• WRITTEN EXERCISE:
Repeat the records exactly. Every line must match.

════════

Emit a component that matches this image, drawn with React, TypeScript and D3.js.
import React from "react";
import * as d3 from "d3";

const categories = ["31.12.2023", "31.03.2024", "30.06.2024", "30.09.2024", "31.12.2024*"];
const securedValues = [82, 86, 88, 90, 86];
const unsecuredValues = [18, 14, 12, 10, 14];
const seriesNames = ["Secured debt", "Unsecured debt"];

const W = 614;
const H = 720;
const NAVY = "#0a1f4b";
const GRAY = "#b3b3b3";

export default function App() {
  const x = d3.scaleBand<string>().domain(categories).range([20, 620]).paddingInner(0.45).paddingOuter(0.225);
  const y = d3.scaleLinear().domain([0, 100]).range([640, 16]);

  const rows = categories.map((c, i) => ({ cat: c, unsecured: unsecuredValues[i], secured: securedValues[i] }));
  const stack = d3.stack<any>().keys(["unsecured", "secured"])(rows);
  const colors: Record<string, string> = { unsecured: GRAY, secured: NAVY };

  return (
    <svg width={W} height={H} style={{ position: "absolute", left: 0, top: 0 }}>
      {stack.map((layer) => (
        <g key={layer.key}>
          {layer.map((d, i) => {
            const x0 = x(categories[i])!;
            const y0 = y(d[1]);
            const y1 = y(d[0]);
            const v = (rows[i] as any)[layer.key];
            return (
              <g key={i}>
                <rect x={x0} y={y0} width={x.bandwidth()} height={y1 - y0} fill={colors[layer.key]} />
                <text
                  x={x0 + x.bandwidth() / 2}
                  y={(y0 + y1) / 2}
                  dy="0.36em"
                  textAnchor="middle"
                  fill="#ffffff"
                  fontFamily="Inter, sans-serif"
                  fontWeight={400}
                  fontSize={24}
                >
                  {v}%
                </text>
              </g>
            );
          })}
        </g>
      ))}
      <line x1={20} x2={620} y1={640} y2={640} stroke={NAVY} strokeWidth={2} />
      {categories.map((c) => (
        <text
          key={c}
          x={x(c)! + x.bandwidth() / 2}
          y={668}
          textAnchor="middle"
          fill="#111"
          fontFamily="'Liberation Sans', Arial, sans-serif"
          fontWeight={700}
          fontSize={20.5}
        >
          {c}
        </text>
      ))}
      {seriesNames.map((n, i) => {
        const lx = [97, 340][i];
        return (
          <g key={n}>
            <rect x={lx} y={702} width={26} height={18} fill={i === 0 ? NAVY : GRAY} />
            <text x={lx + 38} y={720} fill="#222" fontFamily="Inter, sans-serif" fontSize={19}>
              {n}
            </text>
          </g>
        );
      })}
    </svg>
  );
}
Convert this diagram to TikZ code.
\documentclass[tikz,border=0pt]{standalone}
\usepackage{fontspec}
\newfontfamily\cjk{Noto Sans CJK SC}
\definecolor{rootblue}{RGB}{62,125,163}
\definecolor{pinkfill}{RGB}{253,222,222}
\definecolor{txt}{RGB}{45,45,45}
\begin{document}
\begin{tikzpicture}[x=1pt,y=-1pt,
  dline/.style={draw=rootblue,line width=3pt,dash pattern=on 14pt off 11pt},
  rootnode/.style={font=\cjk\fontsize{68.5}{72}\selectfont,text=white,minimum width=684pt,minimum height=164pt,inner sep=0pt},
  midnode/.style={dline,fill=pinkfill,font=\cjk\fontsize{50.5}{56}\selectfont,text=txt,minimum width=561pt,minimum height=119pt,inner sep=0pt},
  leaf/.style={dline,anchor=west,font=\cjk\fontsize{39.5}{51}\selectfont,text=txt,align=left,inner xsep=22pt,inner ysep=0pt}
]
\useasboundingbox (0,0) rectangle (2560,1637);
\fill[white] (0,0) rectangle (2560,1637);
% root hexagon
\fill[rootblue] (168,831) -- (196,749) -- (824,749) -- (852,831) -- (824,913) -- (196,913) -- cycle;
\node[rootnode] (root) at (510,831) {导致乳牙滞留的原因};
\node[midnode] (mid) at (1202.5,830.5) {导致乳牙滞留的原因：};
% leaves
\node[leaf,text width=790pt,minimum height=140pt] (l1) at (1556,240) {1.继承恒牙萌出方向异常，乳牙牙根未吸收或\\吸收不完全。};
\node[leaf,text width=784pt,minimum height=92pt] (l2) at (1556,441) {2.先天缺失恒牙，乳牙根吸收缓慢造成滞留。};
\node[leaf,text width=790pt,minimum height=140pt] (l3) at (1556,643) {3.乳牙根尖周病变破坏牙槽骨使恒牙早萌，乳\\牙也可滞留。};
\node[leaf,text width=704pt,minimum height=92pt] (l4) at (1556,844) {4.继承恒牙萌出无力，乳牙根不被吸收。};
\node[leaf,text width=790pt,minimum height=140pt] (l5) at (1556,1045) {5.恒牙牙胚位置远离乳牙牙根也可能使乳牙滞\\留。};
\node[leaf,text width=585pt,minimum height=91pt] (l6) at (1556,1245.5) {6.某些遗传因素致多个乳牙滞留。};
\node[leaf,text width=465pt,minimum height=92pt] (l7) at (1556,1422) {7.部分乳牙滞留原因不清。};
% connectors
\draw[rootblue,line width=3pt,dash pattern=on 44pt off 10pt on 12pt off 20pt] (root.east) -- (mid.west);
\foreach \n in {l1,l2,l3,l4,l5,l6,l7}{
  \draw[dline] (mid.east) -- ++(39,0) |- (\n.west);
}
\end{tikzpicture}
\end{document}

════════

• OUTPUT:
Emit a component that matches this image, drawn with React, TypeScript and D3.js.
import React from "react";
import * as d3 from "d3";

const categories = ["31.12.2023", "31.03.2024", "30.06.2024", "30.09.2024", "31.12.2024*"];
const securedValues = [82, 86, 88, 90, 86];
const unsecuredValues = [18, 14, 12, 10, 14];
const seriesNames = ["Secured debt", "Unsecured debt"];

const W = 614;
const H = 720;
const NAVY = "#0a1f4b";
const GRAY = "#b3b3b3";

export default function App() {
  const x = d3.scaleBand<string>().domain(categories).range([20, 620]).paddingInner(0.45).paddingOuter(0.225);
  const y = d3.scaleLinear().domain([0, 100]).range([640, 16]);

  const rows = categories.map((c, i) => ({ cat: c, unsecured: unsecuredValues[i], secured: securedValues[i] }));
  const stack = d3.stack<any>().keys(["unsecured", "secured"])(rows);
  const colors: Record<string, string> = { unsecured: GRAY, secured: NAVY };

  return (
    <svg width={W} height={H} style={{ position: "absolute", left: 0, top: 0 }}>
      {stack.map((layer) => (
        <g key={layer.key}>
          {layer.map((d, i) => {
            const x0 = x(categories[i])!;
            const y0 = y(d[1]);
            const y1 = y(d[0]);
            const v = (rows[i] as any)[layer.key];
            return (
              <g key={i}>
                <rect x={x0} y={y0} width={x.bandwidth()} height={y1 - y0} fill={colors[layer.key]} />
                <text
                  x={x0 + x.bandwidth() / 2}
                  y={(y0 + y1) / 2}
                  dy="0.36em"
                  textAnchor="middle"
                  fill="#ffffff"
                  fontFamily="Inter, sans-serif"
                  fontWeight={400}
                  fontSize={24}
                >
                  {v}%
                </text>
              </g>
            );
          })}
        </g>
      ))}
      <line x1={20} x2={620} y1={640} y2={640} stroke={NAVY} strokeWidth={2} />
      {categories.map((c) => (
        <text
          key={c}
          x={x(c)! + x.bandwidth() / 2}
          y={668}
          textAnchor="middle"
          fill="#111"
          fontFamily="'Liberation Sans', Arial, sans-serif"
          fontWeight={700}
          fontSize={20.5}
        >
          {c}
        </text>
      ))}
      {seriesNames.map((n, i) => {
        const lx = [97, 340][i];
        return (
          <g key={n}>
            <rect x={lx} y={702} width={26} height={18} fill={i === 0 ? NAVY : GRAY} />
            <text x={lx + 38} y={720} fill="#222" fontFamily="Inter, sans-serif" fontSize={19}>
              {n}
            </text>
          </g>
        );
      })}
    </svg>
  );
}
Convert this diagram to TikZ code.
\documentclass[tikz,border=0pt]{standalone}
\usepackage{fontspec}
\newfontfamily\cjk{Noto Sans CJK SC}
\definecolor{rootblue}{RGB}{62,125,163}
\definecolor{pinkfill}{RGB}{253,222,222}
\definecolor{txt}{RGB}{45,45,45}
\begin{document}
\begin{tikzpicture}[x=1pt,y=-1pt,
  dline/.style={draw=rootblue,line width=3pt,dash pattern=on 14pt off 11pt},
  rootnode/.style={font=\cjk\fontsize{68.5}{72}\selectfont,text=white,minimum width=684pt,minimum height=164pt,inner sep=0pt},
  midnode/.style={dline,fill=pinkfill,font=\cjk\fontsize{50.5}{56}\selectfont,text=txt,minimum width=561pt,minimum height=119pt,inner sep=0pt},
  leaf/.style={dline,anchor=west,font=\cjk\fontsize{39.5}{51}\selectfont,text=txt,align=left,inner xsep=22pt,inner ysep=0pt}
]
\useasboundingbox (0,0) rectangle (2560,1637);
\fill[white] (0,0) rectangle (2560,1637);
% root hexagon
\fill[rootblue] (168,831) -- (196,749) -- (824,749) -- (852,831) -- (824,913) -- (196,913) -- cycle;
\node[rootnode] (root) at (510,831) {导致乳牙滞留的原因};
\node[midnode] (mid) at (1202.5,830.5) {导致乳牙滞留的原因：};
% leaves
\node[leaf,text width=790pt,minimum height=140pt] (l1) at (1556,240) {1.继承恒牙萌出方向异常，乳牙牙根未吸收或\\吸收不完全。};
\node[leaf,text width=784pt,minimum height=92pt] (l2) at (1556,441) {2.先天缺失恒牙，乳牙根吸收缓慢造成滞留。};
\node[leaf,text width=790pt,minimum height=140pt] (l3) at (1556,643) {3.乳牙根尖周病变破坏牙槽骨使恒牙早萌，乳\\牙也可滞留。};
\node[leaf,text width=704pt,minimum height=92pt] (l4) at (1556,844) {4.继承恒牙萌出无力，乳牙根不被吸收。};
\node[leaf,text width=790pt,minimum height=140pt] (l5) at (1556,1045) {5.恒牙牙胚位置远离乳牙牙根也可能使乳牙滞\\留。};
\node[leaf,text width=585pt,minimum height=91pt] (l6) at (1556,1245.5) {6.某些遗传因素致多个乳牙滞留。};
\node[leaf,text width=465pt,minimum height=92pt] (l7) at (1556,1422) {7.部分乳牙滞留原因不清。};
% connectors
\draw[rootblue,line width=3pt,dash pattern=on 44pt off 10pt on 12pt off 20pt] (root.east) -- (mid.west);
\foreach \n in {l1,l2,l3,l4,l5,l6,l7}{
  \draw[dline] (mid.east) -- ++(39,0) |- (\n.west);
}
\end{tikzpicture}
\end{document}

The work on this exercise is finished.